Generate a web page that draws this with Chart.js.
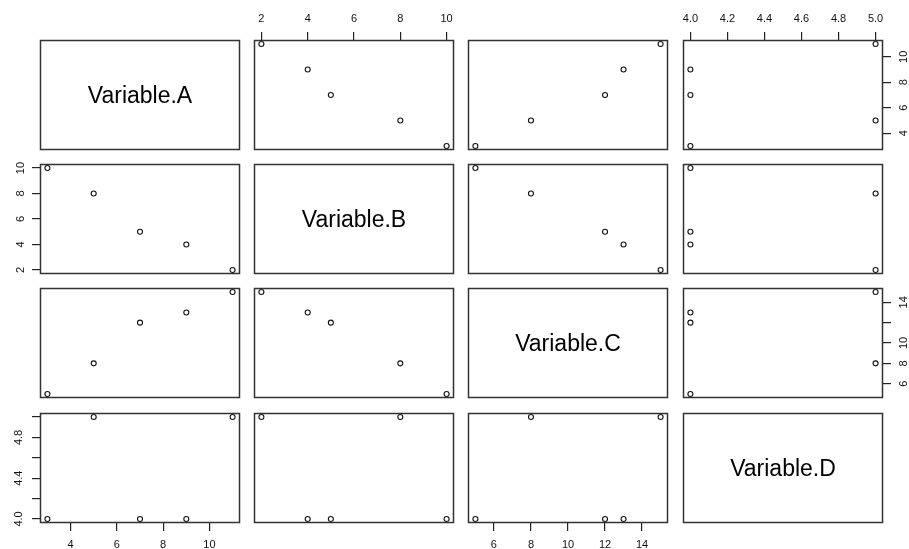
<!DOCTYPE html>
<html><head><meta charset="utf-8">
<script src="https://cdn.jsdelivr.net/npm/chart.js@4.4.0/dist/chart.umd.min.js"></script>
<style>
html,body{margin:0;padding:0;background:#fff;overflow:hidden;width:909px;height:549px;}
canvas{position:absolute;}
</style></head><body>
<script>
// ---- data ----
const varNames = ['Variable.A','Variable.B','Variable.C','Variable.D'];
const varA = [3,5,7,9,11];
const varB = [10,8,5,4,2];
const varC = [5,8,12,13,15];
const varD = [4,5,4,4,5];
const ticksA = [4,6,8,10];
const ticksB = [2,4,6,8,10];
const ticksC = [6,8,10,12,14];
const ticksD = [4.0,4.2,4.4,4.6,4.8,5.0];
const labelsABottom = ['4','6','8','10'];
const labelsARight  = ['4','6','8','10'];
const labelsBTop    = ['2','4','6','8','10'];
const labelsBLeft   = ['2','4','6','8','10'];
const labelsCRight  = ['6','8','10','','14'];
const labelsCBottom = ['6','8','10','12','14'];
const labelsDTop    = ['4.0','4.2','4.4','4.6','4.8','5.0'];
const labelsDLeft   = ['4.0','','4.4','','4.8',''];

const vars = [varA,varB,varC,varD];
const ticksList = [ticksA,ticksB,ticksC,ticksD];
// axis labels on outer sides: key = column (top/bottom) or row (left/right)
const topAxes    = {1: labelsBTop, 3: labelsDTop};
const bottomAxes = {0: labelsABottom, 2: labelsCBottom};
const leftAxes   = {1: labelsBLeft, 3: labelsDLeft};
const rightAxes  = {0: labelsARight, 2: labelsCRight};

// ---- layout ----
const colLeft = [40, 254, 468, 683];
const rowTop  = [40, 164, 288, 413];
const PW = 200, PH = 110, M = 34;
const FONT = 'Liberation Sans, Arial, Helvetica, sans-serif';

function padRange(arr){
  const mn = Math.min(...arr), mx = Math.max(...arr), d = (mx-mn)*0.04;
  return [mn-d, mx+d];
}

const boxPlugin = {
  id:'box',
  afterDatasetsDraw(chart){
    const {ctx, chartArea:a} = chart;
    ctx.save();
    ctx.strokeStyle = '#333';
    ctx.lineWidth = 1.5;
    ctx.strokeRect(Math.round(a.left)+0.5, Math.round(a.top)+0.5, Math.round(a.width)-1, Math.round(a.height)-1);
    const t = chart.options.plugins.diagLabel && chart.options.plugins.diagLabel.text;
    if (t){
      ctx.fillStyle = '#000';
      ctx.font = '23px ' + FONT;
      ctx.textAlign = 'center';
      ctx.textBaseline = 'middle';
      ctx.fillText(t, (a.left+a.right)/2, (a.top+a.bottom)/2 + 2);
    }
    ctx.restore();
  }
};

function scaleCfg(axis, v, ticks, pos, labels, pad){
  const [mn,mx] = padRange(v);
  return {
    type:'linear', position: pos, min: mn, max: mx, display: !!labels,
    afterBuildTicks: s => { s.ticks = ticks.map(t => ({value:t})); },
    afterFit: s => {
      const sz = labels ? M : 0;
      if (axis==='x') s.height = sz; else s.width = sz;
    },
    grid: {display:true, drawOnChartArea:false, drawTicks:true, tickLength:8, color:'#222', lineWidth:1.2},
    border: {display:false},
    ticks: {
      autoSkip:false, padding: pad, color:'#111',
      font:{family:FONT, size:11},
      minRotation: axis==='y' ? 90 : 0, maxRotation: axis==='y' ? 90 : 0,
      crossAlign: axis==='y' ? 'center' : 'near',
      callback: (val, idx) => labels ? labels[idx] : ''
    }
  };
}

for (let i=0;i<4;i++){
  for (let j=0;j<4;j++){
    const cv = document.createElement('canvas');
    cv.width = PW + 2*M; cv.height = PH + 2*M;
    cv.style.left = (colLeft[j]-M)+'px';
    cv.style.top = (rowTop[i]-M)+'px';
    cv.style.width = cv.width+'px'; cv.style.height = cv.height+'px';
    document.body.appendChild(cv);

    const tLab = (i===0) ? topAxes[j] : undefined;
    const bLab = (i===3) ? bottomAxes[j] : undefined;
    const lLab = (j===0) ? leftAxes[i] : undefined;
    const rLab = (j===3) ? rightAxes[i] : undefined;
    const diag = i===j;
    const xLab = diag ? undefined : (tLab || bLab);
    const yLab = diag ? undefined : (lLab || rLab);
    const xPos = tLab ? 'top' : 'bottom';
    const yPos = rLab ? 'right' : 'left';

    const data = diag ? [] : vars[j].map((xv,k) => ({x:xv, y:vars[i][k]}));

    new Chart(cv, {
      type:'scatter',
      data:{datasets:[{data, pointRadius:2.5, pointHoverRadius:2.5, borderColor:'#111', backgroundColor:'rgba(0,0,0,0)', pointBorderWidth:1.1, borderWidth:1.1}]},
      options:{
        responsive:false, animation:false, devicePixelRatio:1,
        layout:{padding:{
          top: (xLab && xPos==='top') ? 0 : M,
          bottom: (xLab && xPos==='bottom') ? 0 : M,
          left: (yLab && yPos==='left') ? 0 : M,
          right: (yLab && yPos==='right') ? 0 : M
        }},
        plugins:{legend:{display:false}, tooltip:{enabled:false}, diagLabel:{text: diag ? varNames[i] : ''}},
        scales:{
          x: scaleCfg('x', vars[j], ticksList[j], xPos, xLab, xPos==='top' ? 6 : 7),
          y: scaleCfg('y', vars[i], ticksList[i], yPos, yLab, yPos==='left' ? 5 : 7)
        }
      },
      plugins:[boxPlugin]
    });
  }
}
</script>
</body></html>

### What is asked
Transcribe each line above verbatim, with the pictures left out.

### Finished answer
Generate a web page that draws this with Chart.js.
<!DOCTYPE html>
<html><head><meta charset="utf-8">
<script src="https://cdn.jsdelivr.net/npm/chart.js@4.4.0/dist/chart.umd.min.js"></script>
<style>
html,body{margin:0;padding:0;background:#fff;overflow:hidden;width:909px;height:549px;}
canvas{position:absolute;}
</style></head><body>
<script>
// ---- data ----
const varNames = ['Variable.A','Variable.B','Variable.C','Variable.D'];
const varA = [3,5,7,9,11];
const varB = [10,8,5,4,2];
const varC = [5,8,12,13,15];
const varD = [4,5,4,4,5];
const ticksA = [4,6,8,10];
const ticksB = [2,4,6,8,10];
const ticksC = [6,8,10,12,14];
const ticksD = [4.0,4.2,4.4,4.6,4.8,5.0];
const labelsABottom = ['4','6','8','10'];
const labelsARight  = ['4','6','8','10'];
const labelsBTop    = ['2','4','6','8','10'];
const labelsBLeft   = ['2','4','6','8','10'];
const labelsCRight  = ['6','8','10','','14'];
const labelsCBottom = ['6','8','10','12','14'];
const labelsDTop    = ['4.0','4.2','4.4','4.6','4.8','5.0'];
const labelsDLeft   = ['4.0','','4.4','','4.8',''];

const vars = [varA,varB,varC,varD];
const ticksList = [ticksA,ticksB,ticksC,ticksD];
// axis labels on outer sides: key = column (top/bottom) or row (left/right)
const topAxes    = {1: labelsBTop, 3: labelsDTop};
const bottomAxes = {0: labelsABottom, 2: labelsCBottom};
const leftAxes   = {1: labelsBLeft, 3: labelsDLeft};
const rightAxes  = {0: labelsARight, 2: labelsCRight};

// ---- layout ----
const colLeft = [40, 254, 468, 683];
const rowTop  = [40, 164, 288, 413];
const PW = 200, PH = 110, M = 34;
const FONT = 'Liberation Sans, Arial, Helvetica, sans-serif';

function padRange(arr){
  const mn = Math.min(...arr), mx = Math.max(...arr), d = (mx-mn)*0.04;
  return [mn-d, mx+d];
}

const boxPlugin = {
  id:'box',
  afterDatasetsDraw(chart){
    const {ctx, chartArea:a} = chart;
    ctx.save();
    ctx.strokeStyle = '#333';
    ctx.lineWidth = 1.5;
    ctx.strokeRect(Math.round(a.left)+0.5, Math.round(a.top)+0.5, Math.round(a.width)-1, Math.round(a.height)-1);
    const t = chart.options.plugins.diagLabel && chart.options.plugins.diagLabel.text;
    if (t){
      ctx.fillStyle = '#000';
      ctx.font = '23px ' + FONT;
      ctx.textAlign = 'center';
      ctx.textBaseline = 'middle';
      ctx.fillText(t, (a.left+a.right)/2, (a.top+a.bottom)/2 + 2);
    }
    ctx.restore();
  }
};

function scaleCfg(axis, v, ticks, pos, labels, pad){
  const [mn,mx] = padRange(v);
  return {
    type:'linear', position: pos, min: mn, max: mx, display: !!labels,
    afterBuildTicks: s => { s.ticks = ticks.map(t => ({value:t})); },
    afterFit: s => {
      const sz = labels ? M : 0;
      if (axis==='x') s.height = sz; else s.width = sz;
    },
    grid: {display:true, drawOnChartArea:false, drawTicks:true, tickLength:8, color:'#222', lineWidth:1.2},
    border: {display:false},
    ticks: {
      autoSkip:false, padding: pad, color:'#111',
      font:{family:FONT, size:11},
      minRotation: axis==='y' ? 90 : 0, maxRotation: axis==='y' ? 90 : 0,
      crossAlign: axis==='y' ? 'center' : 'near',
      callback: (val, idx) => labels ? labels[idx] : ''
    }
  };
}

for (let i=0;i<4;i++){
  for (let j=0;j<4;j++){
    const cv = document.createElement('canvas');
    cv.width = PW + 2*M; cv.height = PH + 2*M;
    cv.style.left = (colLeft[j]-M)+'px';
    cv.style.top = (rowTop[i]-M)+'px';
    cv.style.width = cv.width+'px'; cv.style.height = cv.height+'px';
    document.body.appendChild(cv);

    const tLab = (i===0) ? topAxes[j] : undefined;
    const bLab = (i===3) ? bottomAxes[j] : undefined;
    const lLab = (j===0) ? leftAxes[i] : undefined;
    const rLab = (j===3) ? rightAxes[i] : undefined;
    const diag = i===j;
    const xLab = diag ? undefined : (tLab || bLab);
    const yLab = diag ? undefined : (lLab || rLab);
    const xPos = tLab ? 'top' : 'bottom';
    const yPos = rLab ? 'right' : 'left';

    const data = diag ? [] : vars[j].map((xv,k) => ({x:xv, y:vars[i][k]}));

    new Chart(cv, {
      type:'scatter',
      data:{datasets:[{data, pointRadius:2.5, pointHoverRadius:2.5, borderColor:'#111', backgroundColor:'rgba(0,0,0,0)', pointBorderWidth:1.1, borderWidth:1.1}]},
      options:{
        responsive:false, animation:false, devicePixelRatio:1,
        layout:{padding:{
          top: (xLab && xPos==='top') ? 0 : M,
          bottom: (xLab && xPos==='bottom') ? 0 : M,
          left: (yLab && yPos==='left') ? 0 : M,
          right: (yLab && yPos==='right') ? 0 : M
        }},
        plugins:{legend:{display:false}, tooltip:{enabled:false}, diagLabel:{text: diag ? varNames[i] : ''}},
        scales:{
          x: scaleCfg('x', vars[j], ticksList[j], xPos, xLab, xPos==='top' ? 6 : 7),
          y: scaleCfg('y', vars[i], ticksList[i], yPos, yLab, yPos==='left' ? 5 : 7)
        }
      },
      plugins:[boxPlugin]
    });
  }
}
</script>
</body></html>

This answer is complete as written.